Don’t weld too close to the adhesive because it may be flammable. When you 
have the sides tacked you can tack the horizontal seem at the top using as 
many tack welds necessary to have the panel in the correct place. Once it is
in place and you are satisfied with the fit let it set up for a day before 
removing the clamps.

After the adhesive has cured you can remove the clamps. It is now time to
start the welding process. I used a .023 wire with shielding gas but you 
could probably get by with .030-flux core wire if you have to. You will 
need to be more careful not to heat up the metal and it will require more 
grinding to get the slag off. The best trick I used was to use Anti-Heat to
absorb the excess heat. Anti-Heat comes in a caulk tube and you should be 
able to get it at a good welding shop. Put a bead of Anti-Heat on both sides
of the area you are going to weld as close as possible. Be careful as the 
Anti-Heat can be somewhat runny and you do not want it to get into the area 
you will be welding. I welded small beads about ¾”. When you do this, the 
Anti-Heat will instantly dry up as it absorbs the heat produced by the 
welder.
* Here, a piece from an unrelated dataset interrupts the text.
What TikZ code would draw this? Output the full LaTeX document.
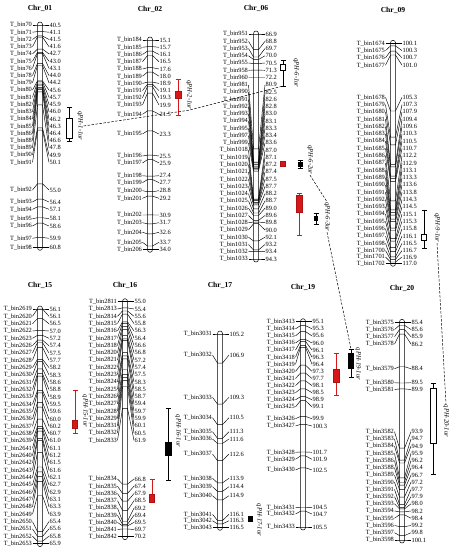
\documentclass[tikz,border=0pt]{standalone}
\usepackage{fontspec}
\setmainfont{Liberation Serif}
\usetikzlibrary{arrows.meta}
\definecolor{qtlred}{RGB}{214,24,24}
\tikzset{
  chrtitle/.style={font=\fontsize{7.6}{9}\selectfont\bfseries, inner sep=0.5pt},
  chrbar/.style={draw, line width=0.5pt, rounded corners=2.5pt, fill=white},
  binlbl/.style={font=\fontsize{6.4}{6.4}\selectfont, inner sep=0.4pt, anchor=east},
  cmlbl/.style={font=\fontsize{6.4}{6.4}\selectfont, inner sep=0.4pt, anchor=west},
  tickln/.style={line width=0.45pt},
  whisk/.style={{Bar[width=5pt]}-{Bar[width=5pt]}, line width=0.5pt},
  redwhisk/.style={whisk, draw=qtlred},
  qwhite/.style={draw, fill=white, line width=0.5pt},
  qblack/.style={draw, fill=black},
  qred/.style={draw=qtlred!80!black, fill=qtlred},
  qlabel/.style={font=\fontsize{6.6}{7}\selectfont\itshape, rotate=-90, inner sep=0.5pt},
  link/.style={dash pattern=on 2.5pt off 1.5pt, line width=0.5pt}
}
% #1 chr, #2 x, #3 title y, #4 first y, #5 last y, #6 min cM, #7 max cM, #8 bin/cM/label y
\newcommand{\chrom}[8]{%
  \node[chrtitle] (c#1) at (#2,#3) {Chr\_#1};
  \draw[chrbar] (#2-2.5,#4-3) rectangle (#2+2.5,#5+3);
  \foreach \bnum/\cm/\ylab in {#8}{%
    \pgfmathsetmacro{\ytick}{#4+(\cm-#6)/(#7-#6)*(#5-#4)}
    \node[binlbl] (L\bnum) at (#2-7.5,\ylab) {T\_bin\bnum};
    \node[cmlbl] (P\bnum) at (#2+9,\ylab) {\cm};
    \draw[tickln] (L\bnum.east) -- (#2-2.5,\ytick) -- (#2+2.5,\ytick) -- (P\bnum.west);
  }%
}
\begin{document}
\begin{tikzpicture}[x=1pt,y=-1pt]
\useasboundingbox (0,0) rectangle (456,551);

% top row
\chrom{01}{40}{8}{25}{247.3}{40.5}{60.8}{70/40.5/25, 71/41.1/32.2, 72/41.5/39.5, 73/41.6/46.7, 74/42.7/53.9, 75/43.0/61.2, 76/43.1/68.4, 78/44.0/75.6, 79/44.2/82.8, 80/45.6/90.1, 81/45.7/97.3, 82/45.9/104.5, 83/46.0/111.8, 84/46.2/119, 85/46.3/126.2, 86/46.4/133.5, 88/46.6/140.7, 89/47.8/147.9, 90/49.9/155.1, 91/50.1/162.4, 92/55.0/190, 93/56.4/202, 94/57.1/209.3, 95/58.1/218.7, 96/58.6/226, 97/59.9/238.3, 98/60.8/247.3}

\chrom{02}{150}{9}{40}{249.3}{15.1}{34.0}{184/15.1/40, 185/15.7/47.3, 186/16.1/54.5, 187/16.5/61.7, 188/17.6/69, 189/18.0/76.2, 190/18.9/83.4, 191/19.1/90.6, 192/19.3/97.8, 193/19.9/105, 194/21.5/114.3, 195/23.3/134, 196/25.5/156, 197/25.9/163, 198/27.4/175.7, 199/27.7/182.7, 200/28.8/190.7, 201/29.2/198.3, 202/30.9/215, 203/31.7/222.7, 204/32.6/232.3, 205/33.7/242.3, 206/34.0/249.3}

\chrom{06}{256}{8}{34}{259}{66.9}{94.3}{951/66.9/34, 952/68.8/41.3, 953/69.7/48.5, 954/70.0/55.8, 955/70.5/63, 958/71.3/70.3, 960/72.2/77.5, 981/80.9/84.8, 990/82.5/92.1, 991/82.6/99.3, 992/82.8/106.6, 993/83.0/113.8, 994/83.1/121.1, 995/83.3/128.4, 997/83.4/135.6, 999/83.6/142.9, 1018/87.0/150.1, 1019/87.1/157.4, 1020/87.2/164.6, 1021/87.4/171.9, 1022/87.5/179.2, 1023/87.7/186.4, 1024/88.2/193.7, 1025/88.7/200.9, 1026/89.0/208.2, 1027/89.6/215.5, 1028/89.8/222.7, 1029/90.0/230, 1030/92.1/237.2, 1031/93.2/244.5, 1032/93.4/251.7, 1033/94.3/259}

\chrom{09}{393}{10}{43.3}{263.3}{100.1}{117.0}{1674/100.1/43.3, 1675/100.3/50.6, 1676/100.7/57.9, 1677/101.0/65.2, 1678/105.3/97.3, 1679/107.3/104.6, 1680/107.9/111.9, 1681/109.4/119.2, 1682/109.6/126.5, 1683/110.3/133.8, 1684/110.5/141.1, 1685/110.7/148.4, 1686/112.2/155.7, 1687/112.9/163, 1688/113.1/170.3, 1689/113.3/177.6, 1690/113.6/184.9, 1691/113.8/192.2, 1692/114.3/199.5, 1693/114.5/206.8, 1694/115.1/214.1, 1695/115.3/221.4, 1696/115.8/228.7, 1697/116.1/236, 1698/116.5/243.3, 1700/116.7/250.6, 1701/116.9/257, 1702/117.0/263.3}

% bottom row
\chrom{15}{40}{285}{309}{543.6}{56.1}{65.9}{2619/56.1/309, 2620/56.1/316.3, 2621/56.5/323.7, 2622/57.0/331, 2623/57.2/338.3, 2626/57.4/345.7, 2627/57.5/353, 2628/57.7/360.3, 2629/58.2/367.6, 2630/58.3/375, 2631/58.6/382.3, 2632/58.8/389.6, 2633/58.9/397, 2634/59.5/404.3, 2635/59.6/411.6, 2636/60.0/419, 2637/60.2/426.3, 2638/60.7/433.6, 2639/61.0/440.9, 2641/61.1/448.3, 2640/61.2/455.6, 2642/61.5/462.9, 2643/61.6/470.3, 2644/62.1/477.6, 2645/62.7/484.9, 2646/62.9/492.3, 2647/63.1/499.6, 2648/63.3/506.9, 2649/63.9/514.2, 2650/65.4/521.6, 2651/65.6/528.9, 2652/65.8/536.2, 2653/65.9/543.6}

\chrom{16}{125}{285}{301.7}{536.7}{55.0}{70.2}{2811/55.0/301.7, 2813/55.4/309, 2814/55.6/316.3, 2815/55.8/323.6, 2816/56.3/330.9, 2817/56.4/338.2, 2818/56.6/345.5, 2820/56.8/352.8, 2821/57.2/360.1, 2822/57.4/367.4, 2823/57.5/374.7, 2824/58.3/382, 2825/58.5/389.3, 2826/58.7/396.6, 2827/59.4/403.9, 2828/59.7/411.2, 2829/59.9/418.5, 2831/60.1/425.8, 2832/60.5/433.1, 2833/61.9/440.4, 2834/66.8/479, 2835/67.4/486.2, 2836/67.9/493.5, 2837/68.5/500.7, 2838/69.2/508, 2839/69.4/515.2, 2840/69.5/522.4, 2841/69.7/529.5, 2842/70.2/536.7}

\chrom{17}{220}{285}{334}{527.3}{105.2}{116.5}{3031/105.2/334, 3032/106.9/355, 3033/109.3/397.3, 3034/110.5/417.7, 3035/111.3/431.7, 3036/111.6/439, 3037/112.6/454, 3038/113.9/478.3, 3039/114.4/486.7, 3040/114.9/495.7, 3041/116.1/514.3, 3042/116.3/520.7, 3043/116.5/527.3}

\chrom{19}{303}{287}{321.7}{527}{95.1}{105.5}{3413/95.1/321.7, 3414/95.3/328.8, 3415/95.6/335.9, 3416/96.0/343, 3417/96.1/350.1, 3418/96.3/357.2, 3419/96.4/364.3, 3420/97.3/371.4, 3421/97.7/378.5, 3422/98.1/385.6, 3423/98.5/392.7, 3424/98.9/399.8, 3425/99.1/406.9, 3426/99.9/418.7, 3427/100.3/426, 3428/101.7/452.3, 3429/101.9/459.3, 3430/102.5/470, 3431/104.5/507.3, 3432/104.7/514, 3433/105.5/527}

\chrom{20}{402}{288}{322.3}{540}{85.4}{100.1}{3575/85.4/322.3, 3576/85.6/329.5, 3577/85.9/336.7, 3578/86.2/344, 3579/88.4/368.7, 3580/89.5/382.7, 3581/89.9/389.5, 3582/93.9/431.7, 3583/94.7/438.9, 3584/94.9/446.1, 3585/95.9/453.3, 3586/96.2/460.5, 3588/96.4/467.7, 3589/96.7/475, 3590/97.2/482.2, 3591/97.7/489.4, 3592/97.9/496.6, 3593/98.0/503.8, 3594/98.2/511, 3595/98.4/518.2, 3596/99.2/525.5, 3597/99.8/532.7, 3598/100.1/540}

% QTL intervals
\coordinate (w11t) at (69,107);
\coordinate (w11b) at (69,141);
\draw[whisk] (w11t) -- (w11b);
\draw[qwhite] (66,118) rectangle (72,138);
\node[qlabel] (q11) at (80,126) {qPH-1-1ur};

\draw[redwhisk] (178,79) -- (178,115);
\draw[qred] (175,91.5) rectangle (181,98);
\node[qlabel] (q21) at (189,95) {qPH-2-1ur};

\coordinate (w61t) at (283,60);
\coordinate (w61b) at (283,86);
\draw[whisk] (w61t) -- (w61b);
\draw[qwhite] (280.5,64.5) rectangle (285.5,70);
\node[qlabel] (q61) at (296,73) {qPH-6-1ur};
\draw[qred] (280.5,161.5) rectangle (285.5,166.5);
\draw[whisk] (300,160) -- (300,168);
\draw[qblack] (298,162) rectangle (302,166);
\node[qlabel] (q62) at (310,160) {qPH-6-2ur};
\draw[redwhisk] (299,193) -- (299,235);
\draw[qred] (296,195) rectangle (302,212);
\draw[whisk] (316,213) -- (316,224);
\draw[qblack] (314.5,216.5) rectangle (317.5,220.5);
\node[qlabel] (q63) at (327,217) {qPH-6-3ur};

\draw[whisk] (424,210) -- (424,248);
\draw[qwhite] (421.5,234) rectangle (426.5,240);
\node[qlabel] (q91) at (437,228) {qPH-9-1ur};

\draw[redwhisk] (75,390) -- (75,433);
\draw[qred] (72.5,420) rectangle (77.5,428);
\node[qlabel] (q151) at (85,411) {qPH-15-1ur};

\draw[whisk] (168,408) -- (168,480);
\draw[qblack] (165,442) rectangle (171,455);
\node[qlabel] (q161) at (178,431) {qPH-16-1ur};
\draw[redwhisk] (152,479) -- (152,502);
\draw[qred] (149.5,494) rectangle (154.5,502);

\draw[qblack] (248,516.5) rectangle (252,521);
\node[qlabel] (q171) at (259,520) {qPH-17-1ur};

\draw[redwhisk] (336,353) -- (336,395);
\draw[qred] (333,369) rectangle (339,382);
\coordinate (w191t) at (351,349);
\coordinate (w191b) at (351,377);
\draw[whisk] (w191t) -- (w191b);
\draw[qblack] (348.5,353) rectangle (353.5,368);
\node[qlabel] (q191) at (358,364) {qPH-19-1ur};

\draw[whisk] (433,383) -- (433,474);
\draw[qwhite] (430,388) rectangle (436,443);
\node[qlabel] (q201) at (446,421) {qPH-20-1ur};

% links between QTLs
\draw[link] (q11.north) -- (q21.east) -- (w61b);
\draw[link] (q62.east) -- (q63.west);
\draw[link] (q63.east) -- (w191t);
\draw[link] (q91.east) -- (q201.west);
\end{tikzpicture}
\end{document}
Take your time welding and make sure you stager the areas so you 
will not put too much heat in the same place. If you heat the panel 
excessively and it warps you will have wasted all this effort so once again
please be careful and take your time! 

After the welding is complete go over the welds with your grinder and take
them down to the surface. You can than follow up with the disk sander. To
fill your seems use a body filler that is reinforced with fiberglass for 
strength. Some people recommend applying epoxy primer first before the 
filler. After the filler is smoothed use a good 2-part glazing putty to get 
the seams smooth. 

Next you can go over the seams in the back and under the wheel well with
the 3M-seam sealer. You can use the spray cans of undercoating to touch up
the inside of the wheel well and the outside of the trunk extension. The
final part is to trim the wheelhouse lip and bottom of the ¼ panel under 
the trunk extension to get the right contour. Drill the holes for your 
wheel molding and you are all set. Good Luck!